Washington Post "Fact Checker" Glenn Kessler penned an "Analysis" that was really more of a press release for "Global Fact 9," a convention for all the "independent fact-checkers around the world" through the liberal Poynter Institute's International Fact-Checking Network. Kessler discloses at the bottom that he's on an IFCN advisory board.
The headline was "Fact-checking movement grapples with a world awash in false claims." How would the world survive without "Fact Checkers"? Kessler touted the Oslo gathering "confronting a world awash in baseless claims promoted by politicians and even governments and increasingly embraced by receptive audiences."
The torrent of false information, such as the election-fraud claims that led to the assault on the U.S. Capitol, Russian disinformation about the invasion of Ukraine and pseudoscientific assertions about the coronavirus pandemic, has emerged despite the astonishing growth of the fact-checking movement.
Yes, the "fact-checking movement" sounds a lot like a political coalition, and not just a group of fact-obsessed objective journalists. Since this originates with a liberal-media organization like Poynter, we can guess what didn't come up at the convention (it didn't come up in this story):
-- Were we all wrong on the Wuhan lab leak theory? (Kessler said "Ahem" and amended that original stance.)
-- Were we all wrong in promoting the idea that Hunter Biden's laptop wasn't real, it was a Russian disinformation tactic? The Post and The New York Times proclaimed in 2022 that no, the Hunter laptop was a real thing.
-- Were we all wrong about anything? Ever? Is there any introspection?

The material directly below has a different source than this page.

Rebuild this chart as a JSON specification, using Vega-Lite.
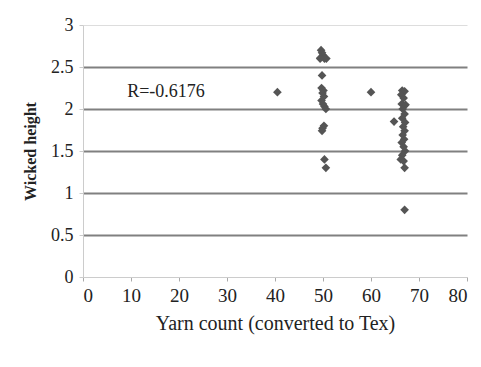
{
  "$schema": "https://vega.github.io/schema/vega-lite/v6.json",
  "width": 384,
  "height": 252,
  "autosize": {"type": "none"},
  "padding": {"left": 83, "top": 25, "right": 14, "bottom": 90},
  "background": "white",
  "config": {"view": {"stroke": null}, "font": "Liberation Serif, Times New Roman, serif"},
  "datasets": {
    "pts": [
      {"x": 49.6, "y": 2.7}, {"x": 49.8, "y": 2.67}, {"x": 50.0, "y": 2.64}, {"x": 49.5, "y": 2.61}, {"x": 50.3, "y": 2.6}, {"x": 50.7, "y": 2.6}, {"x": 49.4, "y": 2.6},
      {"x": 49.8, "y": 2.4}, {"x": 49.7, "y": 2.25}, {"x": 50.1, "y": 2.22}, {"x": 49.9, "y": 2.19}, {"x": 50.2, "y": 2.15}, {"x": 49.7, "y": 2.1},
      {"x": 50.0, "y": 2.06}, {"x": 50.3, "y": 2.03}, {"x": 50.6, "y": 2.0}, {"x": 50.2, "y": 1.8}, {"x": 49.9, "y": 1.77}, {"x": 49.8, "y": 1.74},
      {"x": 50.3, "y": 1.4}, {"x": 50.6, "y": 1.3},
      {"x": 40.5, "y": 2.2}, {"x": 60.0, "y": 2.2}, {"x": 64.8, "y": 1.85},
      {"x": 66.5, "y": 2.22}, {"x": 67.0, "y": 2.21}, {"x": 66.3, "y": 2.17}, {"x": 66.8, "y": 2.13}, {"x": 66.4, "y": 2.06}, {"x": 67.2, "y": 2.05},
      {"x": 66.6, "y": 2.0}, {"x": 67.0, "y": 1.94}, {"x": 66.5, "y": 1.89}, {"x": 67.1, "y": 1.84}, {"x": 66.7, "y": 1.79}, {"x": 67.0, "y": 1.74},
      {"x": 66.6, "y": 1.69}, {"x": 66.9, "y": 1.64}, {"x": 66.4, "y": 1.6}, {"x": 66.8, "y": 1.55}, {"x": 67.1, "y": 1.5}, {"x": 66.5, "y": 1.45},
      {"x": 66.2, "y": 1.4}, {"x": 66.8, "y": 1.38}, {"x": 67.0, "y": 1.3}, {"x": 67.0, "y": 0.8}
    ],
    "note": [{"x": 9.2, "y": 2.2, "label": "R=-0.6176"}]
  },
  "layer": [
    {
      "data": {"name": "pts"},
      "mark": {"type": "point", "shape": "diamond", "filled": true, "size": 75, "color": "#555555", "opacity": 1},
      "encoding": {
        "x": {
          "field": "x", "type": "quantitative",
          "scale": {"domain": [0, 80], "nice": false, "zero": true},
          "axis": {
            "values": [0, 10, 20, 30, 40, 50, 60, 70, 80],
            "title": "Yarn count (converted to Tex)",
            "titleFont": "Liberation Serif", "titleFontSize": 20, "titleFontWeight": "normal", "titleColor": "#222",
            "titlePadding": 8,
            "labelFont": "Liberation Serif", "labelFontSize": 19, "labelColor": "#222", "labelPadding": 5,
            "domainColor": "#cccccc", "domainWidth": 1,
            "tickColor": "#aaaaaa", "tickSize": 4,
            "grid": false
          }
        },
        "y": {
          "field": "y", "type": "quantitative",
          "scale": {"domain": [0, 3], "nice": false},
          "axis": {
            "values": [0, 0.5, 1, 1.5, 2, 2.5, 3],
            "format": "~g",
            "title": "Wicked height",
            "titleFont": "Liberation Serif", "titleFontSize": 16, "titleFontWeight": "bold", "titleColor": "#222",
            "titlePadding": 12,
            "labelFont": "Liberation Serif", "labelFontSize": 18, "labelColor": "#222", "labelPadding": 6,
            "domainColor": "#cccccc", "domainWidth": 1,
            "tickColor": "#cccccc", "tickSize": 4,
            "grid": true,
            "gridColor": {"condition": {"test": "datum.value == 0 || datum.value == 3", "value": "#dddddd"}, "value": "#808080"},
            "gridWidth": {"condition": {"test": "datum.value == 0 || datum.value == 3", "value": 1}, "value": 2}
          }
        }
      }
    },
    {
      "data": {"name": "note"},
      "mark": {"type": "text", "align": "left", "baseline": "middle", "font": "Liberation Serif", "fontSize": 18, "color": "#222"},
      "encoding": {
        "x": {"field": "x", "type": "quantitative"},
        "y": {"field": "y", "type": "quantitative"},
        "text": {"field": "label"}
      }
    }
  ]
}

Instead, Kessler and the Democracy Dies In Darkness crowd kept patting themselves on the back:
Members of fact-checking organizations from around the globe met last week for their first in-person conference in three years, confronting a world awash in baseless claims promoted by politicians and increasingly embraced by receptive audiences.https://t.co/ElmNrTDLl4
— The Washington Post (@washingtonpost) June 29, 2022
Kessler really underlines the tilt by highlighting Anne Applebaum, who explained that you can't really fact-check Russia when it's engaged in a long-form cascade of lies about Ukraine, which led to the curious argument that "Ukrainian President Volodymyr Zelensky has striven to demonstrate his authenticity — wearing T-shirts and shunning the trappings of power — to effectively counter the 'contrived fake world' of Russian President Vladimir Putin’s government." You fight lies by what you wear?
Then this was a real tell:
Applebaum also praised the hearings by the congressional select committee on the Jan. 6, 2021, attack on the U.S. Capitol as “a really interesting example of how to present and convey facts.” She described it as “a giant fact-checking and fact-confirmation operation,” made even more compelling by the committee’s decision to feature mostly testimony by Republicans and former Trump administration officials.
As naturally as a rainbow follows rain, CNN's Brian Stelter adored all this in his "Reliable Sources" newsletter.
All this underscores that in Liberal Media Land, they prefer a stacked partisan committee without Trump-defending Republicans on it, and it doesn't matter if their star witness is contradicted in her hearsay accounts. What counts is a "common framework for generating knowledge" -- which we can interpret as "a framework that excludes partisan Republicans." As Applebaum wrote about the Pelosi Panel:
Aside from everything else, it seeks to restore a common framework for generating knowledge—that is, a network of people and institutions and fact-checking mechanisms whose overall story should resist even the attempts to cast doubt on one or another witness.
So the media and their "fact checkers" assemble to keep the "overall story" as the dominant narrative.